Mercury used to call Michael Jackson “Mahalia”, after the famous Queen Of Gospel, and John recalls laughing helplessly at Mercury’s account of one of their meetings. “Jackson had incurred Freddie’s wrath by trying to interest him in his menagerie of animals, and Freddie had turned retelling the story into a tour-de-force performance that rivalled anything he did onstage,” writes John. “‘Oh darling! That dreadful llama! All the way to California to see Mrs Jackson and she leads me out into the garden and there’s the llama. Then she asks me to help get it back into its pen! I was wearing a white suit and it got covered in mud, and eventually I had to shout at her: ‘For f__k’s sake, Mahalia, get your f__king llama away from me!’ ‘Oh’, he would add, shuddering for comic effect, ‘it was a nightmare, darling!’”

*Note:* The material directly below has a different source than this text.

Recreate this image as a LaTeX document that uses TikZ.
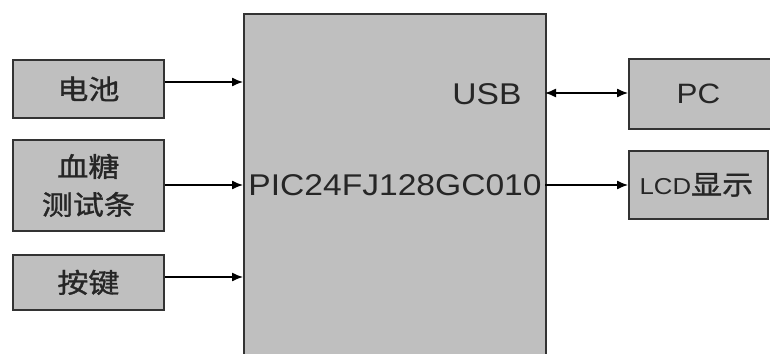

John offers his own unvarnished thoughts about Jackson, a man “who was genuinely mentally ill and a disturbing person to be around”.
“You looked like the Queen Mother!”
Other anecdotes about Mercury are also amusing. John jokes that after Queen’s “show-stealing performance”at 1985’s Live Aid concert at Wembley, Mercury “offered a very Freddie-esque appraisal of the hat I’d chosen to perform in: ‘Darling! What the f__k were you wearing on your head? You looked like the Queen Mother!’”
There is also a wonderful tale about John’s exasperation with Bob Dylan’s poor skills at charades. “He was so hopeless, I started throwing oranges at him,” admits John. There is a sadder tale about taking his mum to meet a washed-up Elvis Presley. “‘He’ll be dead next year,’ mum said, as we left. She was right.”
Humourous, personal, openly honest
Me, as the title suggests, is a very personal book – and John never fails to show humorous honesty. He is open about his dysfunctional childhood, with a mother who toilet-trained him by “hitting me with a wire brush until I bled if I didn’t use a potty” and a father who once struck him because “I was supposedly taking my school blazer off incorrectly”.
The book is full of funny tales about the famous, including the time John and his band were invited to supper at Kensington Palace by Princess Margaret, when Lord Snowden stormed in “and literally snarled, ‘Where’s my f__king dinner?’” at her. He is open about his own alcohol and drug addiction problems, suicide attempts, tempestuous love affairs and his failed marriage to Renate. He says that after he was targeted by The Sun with lurid tales about his private life, Mick Jagger of The Rolling Stones rang him up to offer advice.
What shines through in the autobiography, though, is John’s praise and appreciation for the talent of other musicians. He recalls that when he was first in America, he got the chance to appear on television with Ray Charles, performing a duet on ‘Heaven Help Us All’. “Ray Charles was an artist I’d spent hours fantasising about being when I was a kid, hiding in my bedroom with my record collection, miming away to his albums,” writes John. The story had a happy ending: Charles was “gracious and kind and encouraging” and taught him a lesson about “stepping up to the plate” that stood him in good stead when he had to sing ‘Candle In The Wind’ at the memorial service for his friend Diana, Princess Of Wales.
John, who says he enjoyed the Rocketman biopic about his adventures, says he has lived “an extraordinary life”. Me is an interesting window into that life.